Determine how many lines of the material hold the string "matplotlib" and reply with only that number.

++++ Dataset content ++++

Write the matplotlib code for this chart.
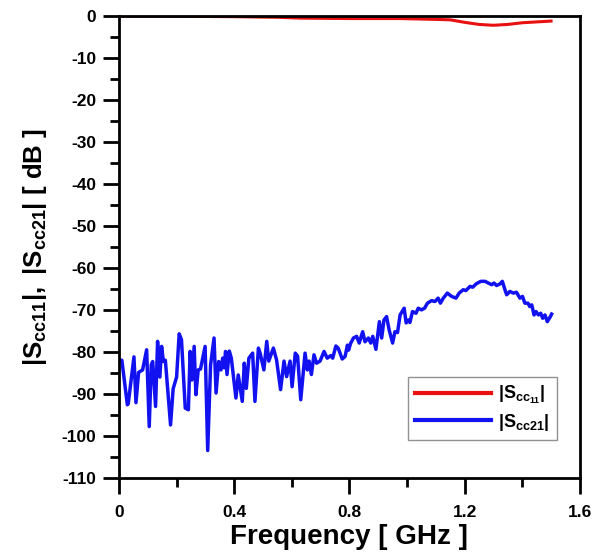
import matplotlib.pyplot as plt
from matplotlib.ticker import MultipleLocator

plt.rcParams['font.family'] = ['Liberation Sans', 'DejaVu Sans']
plt.rcParams['font.weight'] = 'bold'
plt.rcParams['axes.unicode_minus'] = False
plt.rcParams['mathtext.fontset'] = 'custom'
plt.rcParams['mathtext.rm'] = 'Liberation Sans:bold'
plt.rcParams['mathtext.it'] = 'Liberation Sans:bold'
plt.rcParams['mathtext.bf'] = 'Liberation Sans:bold'

# |Scc11| (red)
f_s11 = [0.0, 0.2, 0.4, 0.55, 0.63, 0.8, 0.976, 1.1, 1.15, 1.2, 1.25, 1.3, 1.35, 1.4, 1.5]
s11 = [0.0, -0.05, -0.15, -0.3, -0.5, -0.6, -0.6, -0.8, -0.9, -1.5, -2.0, -2.2, -2.0, -1.6, -1.2]

# |Scc21| (blue)
f_s21 = [0.0, 0.01, 0.029, 0.032, 0.052, 0.059, 0.068, 0.082, 0.096, 0.105, 0.112, 0.117,
         0.127, 0.134, 0.142, 0.148, 0.154, 0.161, 0.179, 0.188, 0.2, 0.209, 0.217, 0.23,
         0.241, 0.247, 0.253, 0.261, 0.267, 0.275, 0.283, 0.299, 0.308, 0.318, 0.33, 0.337,
         0.346, 0.354, 0.36, 0.365, 0.37, 0.375, 0.383, 0.39, 0.406, 0.414, 0.428, 0.435,
         0.442, 0.451, 0.464, 0.472, 0.484, 0.49, 0.503, 0.513, 0.52, 0.536, 0.547, 0.561,
         0.573, 0.582, 0.594, 0.601, 0.612, 0.62, 0.631, 0.646, 0.654, 0.66, 0.668, 0.677,
         0.686, 0.698, 0.712, 0.723, 0.735, 0.742, 0.753, 0.761, 0.775, 0.785, 0.793, 0.797,
         0.804, 0.814, 0.825, 0.834, 0.846, 0.854, 0.866, 0.874, 0.881, 0.892, 0.904, 0.912,
         0.92, 0.929, 0.938, 0.95, 0.958, 0.967, 0.976, 0.99, 0.997, 1.005, 1.01, 1.019,
         1.031, 1.039, 1.05, 1.061, 1.071, 1.085, 1.097, 1.108, 1.116, 1.126, 1.14, 1.155,
         1.17, 1.181, 1.195, 1.204, 1.219, 1.228, 1.24, 1.256, 1.271, 1.282, 1.294, 1.302,
         1.311, 1.323, 1.331, 1.34, 1.346, 1.357, 1.369, 1.38, 1.392, 1.401, 1.409, 1.42,
         1.426, 1.433, 1.441, 1.448, 1.456, 1.464, 1.471, 1.479, 1.487, 1.496, 1.502]
s21 = [-82.0, -82.0, -92.6, -92.4, -81.2, -92.1, -84.9, -84.3, -79.5, -97.8, -83.1, -82.3,
       -93.0, -77.5, -86.0, -78.7, -82.3, -82.0, -97.4, -88.8, -86.0, -75.7, -77.1, -93.4,
       -93.8, -79.9, -86.7, -78.7, -90.2, -84.3, -84.1, -78.7, -103.5, -83.1, -76.7, -89.8,
       -82.3, -84.3, -81.5, -83.8, -79.9, -85.4, -79.8, -81.5, -91.0, -85.5, -91.8, -82.7,
       -88.7, -81.5, -80.3, -91.8, -79.1, -80.3, -84.3, -77.5, -82.2, -79.1, -81.9, -89.0,
       -82.2, -85.9, -82.2, -88.3, -80.3, -81.0, -91.4, -80.3, -84.3, -82.2, -85.4, -80.7,
       -82.7, -82.2, -79.9, -81.5, -80.9, -81.5, -78.6, -79.1, -81.7, -81.1, -78.4, -79.6,
       -78.0, -76.7, -76.3, -77.9, -75.2, -77.6, -76.7, -77.9, -76.3, -79.4, -72.8, -76.7,
       -72.4, -71.6, -74.8, -77.9, -75.2, -75.4, -71.2, -69.6, -73.1, -72.4, -73.0, -70.4,
       -70.8, -69.6, -70.0, -69.6, -68.4, -67.8, -68.0, -67.2, -68.4, -67.2, -66.0, -66.8,
       -67.2, -66.0, -65.2, -65.4, -64.4, -64.6, -63.8, -63.2, -63.2, -63.6, -64.0, -63.6,
       -64.2, -63.8, -63.2, -65.2, -66.4, -65.6, -66.0, -65.8, -67.2, -66.8, -68.4, -68.4,
       -69.2, -68.8, -71.2, -70.4, -71.2, -70.8, -72.0, -71.2, -72.8, -71.8, -71.0]

fig = plt.figure(figsize=(6.04, 5.53), dpi=100)
ax = fig.add_axes([0.197, 0.136, 0.763, 0.835])

ax.plot(f_s11, s11, color='#e81010', lw=2.2, label=r'$|S_{cc_{11}}|$')
ax.plot(f_s21, s21, color='#1212f0', lw=2.5, label=r'$|S_{cc21}|$')

ax.set_xlim(0, 1.6)
ax.set_ylim(-110, 0)
ax.xaxis.set_major_locator(MultipleLocator(0.4))
ax.xaxis.set_minor_locator(MultipleLocator(0.2))
ax.yaxis.set_major_locator(MultipleLocator(10))
ax.yaxis.set_minor_locator(MultipleLocator(5))
ax.xaxis.set_major_formatter(plt.FuncFormatter(lambda v, p: '0' if abs(v) < 1e-9 else f'{v:.1f}'))

for s in ax.spines.values():
    s.set_linewidth(2.0)
ax.tick_params(which='major', direction='out', length=11.5, width=2.0, labelsize=12.5, pad=5)
ax.tick_params(axis='x', which='major', pad=8)
ax.tick_params(which='minor', direction='out', length=6.5, width=2.0)

ax.set_xlabel('Frequency [ GHz ]', fontsize=20, fontweight='bold', labelpad=3)
ax.set_ylabel(r'$|S_{cc11}|,\ |S_{cc21}|$ [ dB ]', fontsize=18.5, fontweight='bold', labelpad=9)

leg = ax.legend(loc='lower right', bbox_to_anchor=(0.95, 0.082), borderaxespad=0,
                fontsize=13, handlelength=4.2, handletextpad=0.4, frameon=True,
                fancybox=False, borderpad=0.4, labelspacing=0.3)
leg.get_frame().set_edgecolor('#777777')
leg.get_frame().set_linewidth(1.0)
for line in leg.get_lines():
    line.set_linewidth(3.0)

fig.savefig('out.png', dpi=100)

++++

**Final answer**:
3